Records with drawing code:
++++++

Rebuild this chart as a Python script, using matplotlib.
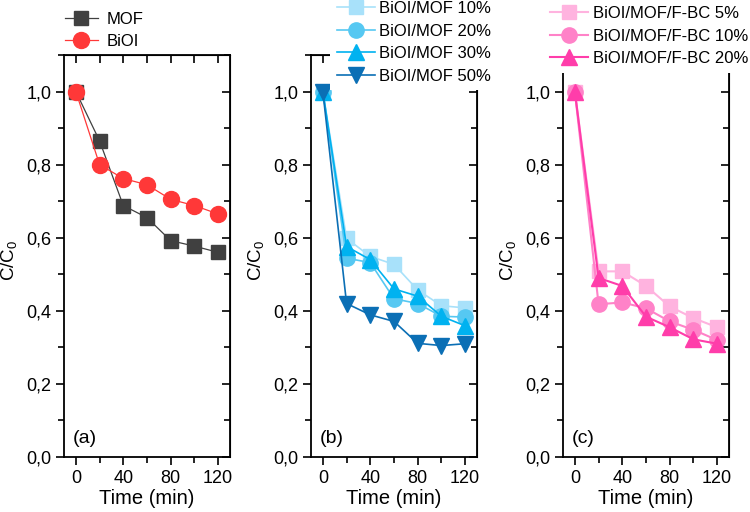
import matplotlib
matplotlib.use("Agg")
import matplotlib.pyplot as plt
from matplotlib.ticker import MultipleLocator, FuncFormatter

plt.rcParams['font.family'] = ['Liberation Sans', 'DejaVu Sans']

# time points (min)
time = [0, 20, 40, 60, 80, 100, 120]

# panel (a)
mof = [1.0, 0.865, 0.688, 0.655, 0.592, 0.577, 0.560]
bioi = [1.0, 0.80, 0.762, 0.745, 0.705, 0.688, 0.665]

# panel (b)
bm10 = [1.0, 0.598, 0.549, 0.527, 0.457, 0.414, 0.408]
bm20 = [1.0, 0.544, 0.532, 0.433, 0.420, 0.385, 0.383]
bm30 = [1.0, 0.576, 0.540, 0.460, 0.440, 0.385, 0.359]
bm50 = [1.0, 0.420, 0.389, 0.371, 0.311, 0.305, 0.310]

# panel (c)
fbc5 = [1.0, 0.508, 0.508, 0.468, 0.412, 0.380, 0.355]
fbc10 = [1.0, 0.418, 0.423, 0.407, 0.371, 0.348, 0.320]
fbc20 = [1.0, 0.490, 0.468, 0.384, 0.355, 0.322, 0.310]

fig = plt.figure(figsize=(7.5, 5.12), dpi=100)
lefts = [64 / 750, 311 / 750, 563 / 750]
axes = [fig.add_axes([l, 0.1074, 166 / 750, 402 / 512]) for l in lefts]

comma = FuncFormatter(lambda v, p: f"{v:.1f}".replace('.', ','))

for ax, lab in zip(axes, ['(a)', '(b)', '(c)']):
    ax.set_xlim(-10, 130)
    ax.set_ylim(0, 1.1)
    ax.xaxis.set_major_locator(MultipleLocator(40))
    ax.xaxis.set_minor_locator(MultipleLocator(20))
    ax.yaxis.set_major_locator(MultipleLocator(0.2))
    ax.yaxis.set_minor_locator(MultipleLocator(0.1))
    ax.yaxis.set_major_formatter(comma)
    for s in ax.spines.values():
        s.set_linewidth(1.3)
    ax.tick_params(which='both', direction='out', width=1.2, labelsize=13,
                   top=False, right=False, pad=3)
    ax.tick_params(which='major', length=6)
    ax.tick_params(which='minor', length=4)
    # inward ticks on top and right
    sx = ax.secondary_xaxis('top')
    sx.xaxis.set_major_locator(MultipleLocator(20))
    sx.tick_params(direction='in', length=6, width=1.2, labeltop=False)
    sy = ax.secondary_yaxis('right')
    sy.yaxis.set_major_locator(MultipleLocator(0.2))
    sy.yaxis.set_minor_locator(MultipleLocator(0.1))
    sy.tick_params(which='major', direction='in', length=6, width=1.2, labelright=False)
    sy.tick_params(which='minor', direction='in', length=4, width=1.2)
    ax.set_xlabel('Time (min)', fontsize=14.5, labelpad=2)
    ax.set_ylabel(r'$\mathregular{C/C_0}$', fontsize=13.5)
    ax.yaxis.set_label_coords(-0.27, 0.49)
    ax.text(0.055, 0.035, lab, transform=ax.transAxes, fontsize=14)

leg_kw = dict(fontsize=12, labelspacing=0.45, loc='upper left')

ax = axes[0]
ax.plot(time, mof, '-s', color='#404040', lw=0.9, ms=10, label='MOF')
ax.plot(time, bioi, '-o', color='#FF3838', lw=0.9, ms=11.5, label='BiOI')
h, l = ax.get_legend_handles_labels()
fig.legend(h, l, bbox_to_anchor=(0.086, 0.977), frameon=False, borderpad=0,
           borderaxespad=0, handlelength=2.0, handletextpad=0.5, **leg_kw)

ax = axes[1]
ax.plot(time, bm10, '-s', color='#A8E1FA', lw=1.2, ms=10, label='BiOI/MOF 10%')
ax.plot(time, bm20, '-o', color='#56C8F2', lw=1.2, ms=11, label='BiOI/MOF 20%')
ax.plot(time, bm30, '-^', color='#00B2F0', lw=1.2, ms=11, label='BiOI/MOF 30%')
ax.plot(time, bm50, '-v', color='#0B6FB5', lw=1.2, ms=11, label='BiOI/MOF 50%')
h, l = ax.get_legend_handles_labels()
fig.legend(h, l, bbox_to_anchor=(0.44, 1.011), frameon=True, facecolor='white',
           edgecolor='none', framealpha=1, fancybox=False, borderpad=0.4,
           borderaxespad=0, handlelength=2.3, handletextpad=0.25, **leg_kw)

ax = axes[2]
ax.plot(time, fbc5, '-s', color='#FFB3DF', lw=1.5, ms=10, label='BiOI/MOF/F-BC 5%')
ax.plot(time, fbc10, '-o', color='#FF82C8', lw=1.5, ms=11, label='BiOI/MOF/F-BC 10%')
ax.plot(time, fbc20, '-^', color='#FF3DAA', lw=1.5, ms=11, label='BiOI/MOF/F-BC 20%')
h, l = ax.get_legend_handles_labels()
fig.legend(h, l, bbox_to_anchor=(0.724, 1.001), frameon=True, facecolor='white',
           edgecolor='none', framealpha=1, fancybox=False, borderpad=0.4,
           borderaxespad=0, handlelength=2.3, handletextpad=0.3, **leg_kw)

fig.savefig('out.png', dpi=100)
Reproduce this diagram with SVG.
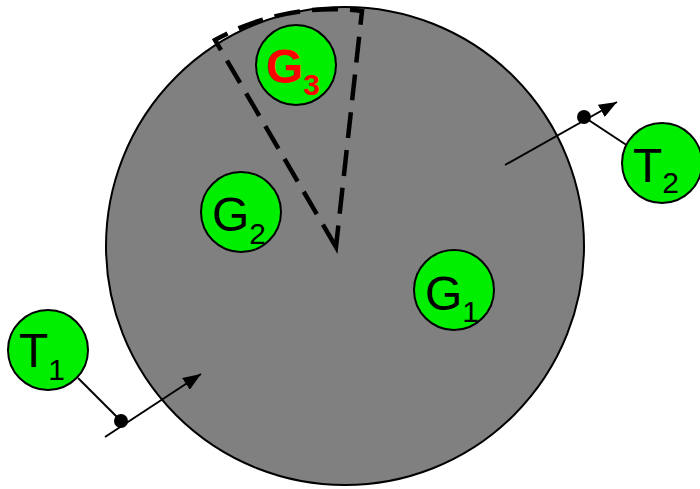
<svg xmlns="http://www.w3.org/2000/svg" width="700" height="489" viewBox="0 0 700 489">
<style>
.node{fill:#00ee00;stroke:#000;stroke-width:2}
.lbl{font-family:"Liberation Sans",Arial,sans-serif;font-size:48px;fill:#000}
.sub{font-size:30px}
.ln{stroke:#000;stroke-width:2;fill:none}
</style>
<defs>
<marker id="ah" viewBox="0 0 18 14" refX="18" refY="7" markerWidth="18" markerHeight="14" markerUnits="userSpaceOnUse" orient="auto">
<path d="M0,0 L18,7 L0,14 Z" fill="#000"/>
</marker>
</defs>
<g id="disk">
<circle cx="345" cy="246" r="239" fill="#808080" stroke="#000" stroke-width="2"/>
</g>
<g id="sector">
<path d="M336,247 L215,40 A240 240 0 0 1 362,11 Z" fill="none" stroke="#000" stroke-width="4.5" stroke-dasharray="26,12"/>
</g>
<g id="connectors">
<line class="ln" x1="105" y1="437" x2="201" y2="374" marker-end="url(#ah)"/>
<line class="ln" x1="78" y1="378" x2="121" y2="421"/>
<circle cx="121" cy="421" r="7" fill="#000"/>
<line class="ln" x1="505" y1="165" x2="617" y2="102" marker-end="url(#ah)"/>
<line class="ln" x1="584" y1="117" x2="628" y2="146"/>
<circle cx="584" cy="117" r="7" fill="#000"/>
</g>
<g id="G3">
<circle class="node" cx="296" cy="65" r="40"/>
<text class="lbl" x="266" y="83" style="fill:#ff0000;font-weight:bold">G<tspan class="sub" dy="12">3</tspan></text>
</g>
<g id="G2">
<circle class="node" cx="241" cy="212" r="40"/>
<text class="lbl" x="212" y="231">G<tspan class="sub" dy="13">2</tspan></text>
</g>
<g id="G1">
<circle class="node" cx="454" cy="290" r="40"/>
<text class="lbl" x="425" y="310">G<tspan class="sub" dy="12">1</tspan></text>
</g>
<g id="T2">
<circle class="node" cx="662" cy="163" r="40"/>
<text class="lbl" x="633" y="182">T<tspan class="sub" dy="11">2</tspan></text>
</g>
<g id="T1">
<circle class="node" cx="48" cy="350" r="40"/>
<text class="lbl" x="19" y="367">T<tspan class="sub" dy="13">1</tspan></text>
</g>
</svg>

++++++

#### [Aim]
Please repeat the entries exactly. Do not include the pictures.

#### [The response]
Rebuild this chart as a Python script, using matplotlib.
import matplotlib
matplotlib.use("Agg")
import matplotlib.pyplot as plt
from matplotlib.ticker import MultipleLocator, FuncFormatter

plt.rcParams['font.family'] = ['Liberation Sans', 'DejaVu Sans']

# time points (min)
time = [0, 20, 40, 60, 80, 100, 120]

# panel (a)
mof = [1.0, 0.865, 0.688, 0.655, 0.592, 0.577, 0.560]
bioi = [1.0, 0.80, 0.762, 0.745, 0.705, 0.688, 0.665]

# panel (b)
bm10 = [1.0, 0.598, 0.549, 0.527, 0.457, 0.414, 0.408]
bm20 = [1.0, 0.544, 0.532, 0.433, 0.420, 0.385, 0.383]
bm30 = [1.0, 0.576, 0.540, 0.460, 0.440, 0.385, 0.359]
bm50 = [1.0, 0.420, 0.389, 0.371, 0.311, 0.305, 0.310]

# panel (c)
fbc5 = [1.0, 0.508, 0.508, 0.468, 0.412, 0.380, 0.355]
fbc10 = [1.0, 0.418, 0.423, 0.407, 0.371, 0.348, 0.320]
fbc20 = [1.0, 0.490, 0.468, 0.384, 0.355, 0.322, 0.310]

fig = plt.figure(figsize=(7.5, 5.12), dpi=100)
lefts = [64 / 750, 311 / 750, 563 / 750]
axes = [fig.add_axes([l, 0.1074, 166 / 750, 402 / 512]) for l in lefts]

comma = FuncFormatter(lambda v, p: f"{v:.1f}".replace('.', ','))

for ax, lab in zip(axes, ['(a)', '(b)', '(c)']):
    ax.set_xlim(-10, 130)
    ax.set_ylim(0, 1.1)
    ax.xaxis.set_major_locator(MultipleLocator(40))
    ax.xaxis.set_minor_locator(MultipleLocator(20))
    ax.yaxis.set_major_locator(MultipleLocator(0.2))
    ax.yaxis.set_minor_locator(MultipleLocator(0.1))
    ax.yaxis.set_major_formatter(comma)
    for s in ax.spines.values():
        s.set_linewidth(1.3)
    ax.tick_params(which='both', direction='out', width=1.2, labelsize=13,
                   top=False, right=False, pad=3)
    ax.tick_params(which='major', length=6)
    ax.tick_params(which='minor', length=4)
    # inward ticks on top and right
    sx = ax.secondary_xaxis('top')
    sx.xaxis.set_major_locator(MultipleLocator(20))
    sx.tick_params(direction='in', length=6, width=1.2, labeltop=False)
    sy = ax.secondary_yaxis('right')
    sy.yaxis.set_major_locator(MultipleLocator(0.2))
    sy.yaxis.set_minor_locator(MultipleLocator(0.1))
    sy.tick_params(which='major', direction='in', length=6, width=1.2, labelright=False)
    sy.tick_params(which='minor', direction='in', length=4, width=1.2)
    ax.set_xlabel('Time (min)', fontsize=14.5, labelpad=2)
    ax.set_ylabel(r'$\mathregular{C/C_0}$', fontsize=13.5)
    ax.yaxis.set_label_coords(-0.27, 0.49)
    ax.text(0.055, 0.035, lab, transform=ax.transAxes, fontsize=14)

leg_kw = dict(fontsize=12, labelspacing=0.45, loc='upper left')

ax = axes[0]
ax.plot(time, mof, '-s', color='#404040', lw=0.9, ms=10, label='MOF')
ax.plot(time, bioi, '-o', color='#FF3838', lw=0.9, ms=11.5, label='BiOI')
h, l = ax.get_legend_handles_labels()
fig.legend(h, l, bbox_to_anchor=(0.086, 0.977), frameon=False, borderpad=0,
           borderaxespad=0, handlelength=2.0, handletextpad=0.5, **leg_kw)

ax = axes[1]
ax.plot(time, bm10, '-s', color='#A8E1FA', lw=1.2, ms=10, label='BiOI/MOF 10%')
ax.plot(time, bm20, '-o', color='#56C8F2', lw=1.2, ms=11, label='BiOI/MOF 20%')
ax.plot(time, bm30, '-^', color='#00B2F0', lw=1.2, ms=11, label='BiOI/MOF 30%')
ax.plot(time, bm50, '-v', color='#0B6FB5', lw=1.2, ms=11, label='BiOI/MOF 50%')
h, l = ax.get_legend_handles_labels()
fig.legend(h, l, bbox_to_anchor=(0.44, 1.011), frameon=True, facecolor='white',
           edgecolor='none', framealpha=1, fancybox=False, borderpad=0.4,
           borderaxespad=0, handlelength=2.3, handletextpad=0.25, **leg_kw)

ax = axes[2]
ax.plot(time, fbc5, '-s', color='#FFB3DF', lw=1.5, ms=10, label='BiOI/MOF/F-BC 5%')
ax.plot(time, fbc10, '-o', color='#FF82C8', lw=1.5, ms=11, label='BiOI/MOF/F-BC 10%')
ax.plot(time, fbc20, '-^', color='#FF3DAA', lw=1.5, ms=11, label='BiOI/MOF/F-BC 20%')
h, l = ax.get_legend_handles_labels()
fig.legend(h, l, bbox_to_anchor=(0.724, 1.001), frameon=True, facecolor='white',
           edgecolor='none', framealpha=1, fancybox=False, borderpad=0.4,
           borderaxespad=0, handlelength=2.3, handletextpad=0.3, **leg_kw)

fig.savefig('out.png', dpi=100)
Reproduce this diagram with SVG.
<svg xmlns="http://www.w3.org/2000/svg" width="700" height="489" viewBox="0 0 700 489">
<style>
.node{fill:#00ee00;stroke:#000;stroke-width:2}
.lbl{font-family:"Liberation Sans",Arial,sans-serif;font-size:48px;fill:#000}
.sub{font-size:30px}
.ln{stroke:#000;stroke-width:2;fill:none}
</style>
<defs>
<marker id="ah" viewBox="0 0 18 14" refX="18" refY="7" markerWidth="18" markerHeight="14" markerUnits="userSpaceOnUse" orient="auto">
<path d="M0,0 L18,7 L0,14 Z" fill="#000"/>
</marker>
</defs>
<g id="disk">
<circle cx="345" cy="246" r="239" fill="#808080" stroke="#000" stroke-width="2"/>
</g>
<g id="sector">
<path d="M336,247 L215,40 A240 240 0 0 1 362,11 Z" fill="none" stroke="#000" stroke-width="4.5" stroke-dasharray="26,12"/>
</g>
<g id="connectors">
<line class="ln" x1="105" y1="437" x2="201" y2="374" marker-end="url(#ah)"/>
<line class="ln" x1="78" y1="378" x2="121" y2="421"/>
<circle cx="121" cy="421" r="7" fill="#000"/>
<line class="ln" x1="505" y1="165" x2="617" y2="102" marker-end="url(#ah)"/>
<line class="ln" x1="584" y1="117" x2="628" y2="146"/>
<circle cx="584" cy="117" r="7" fill="#000"/>
</g>
<g id="G3">
<circle class="node" cx="296" cy="65" r="40"/>
<text class="lbl" x="266" y="83" style="fill:#ff0000;font-weight:bold">G<tspan class="sub" dy="12">3</tspan></text>
</g>
<g id="G2">
<circle class="node" cx="241" cy="212" r="40"/>
<text class="lbl" x="212" y="231">G<tspan class="sub" dy="13">2</tspan></text>
</g>
<g id="G1">
<circle class="node" cx="454" cy="290" r="40"/>
<text class="lbl" x="425" y="310">G<tspan class="sub" dy="12">1</tspan></text>
</g>
<g id="T2">
<circle class="node" cx="662" cy="163" r="40"/>
<text class="lbl" x="633" y="182">T<tspan class="sub" dy="11">2</tspan></text>
</g>
<g id="T1">
<circle class="node" cx="48" cy="350" r="40"/>
<text class="lbl" x="19" y="367">T<tspan class="sub" dy="13">1</tspan></text>
</g>
</svg>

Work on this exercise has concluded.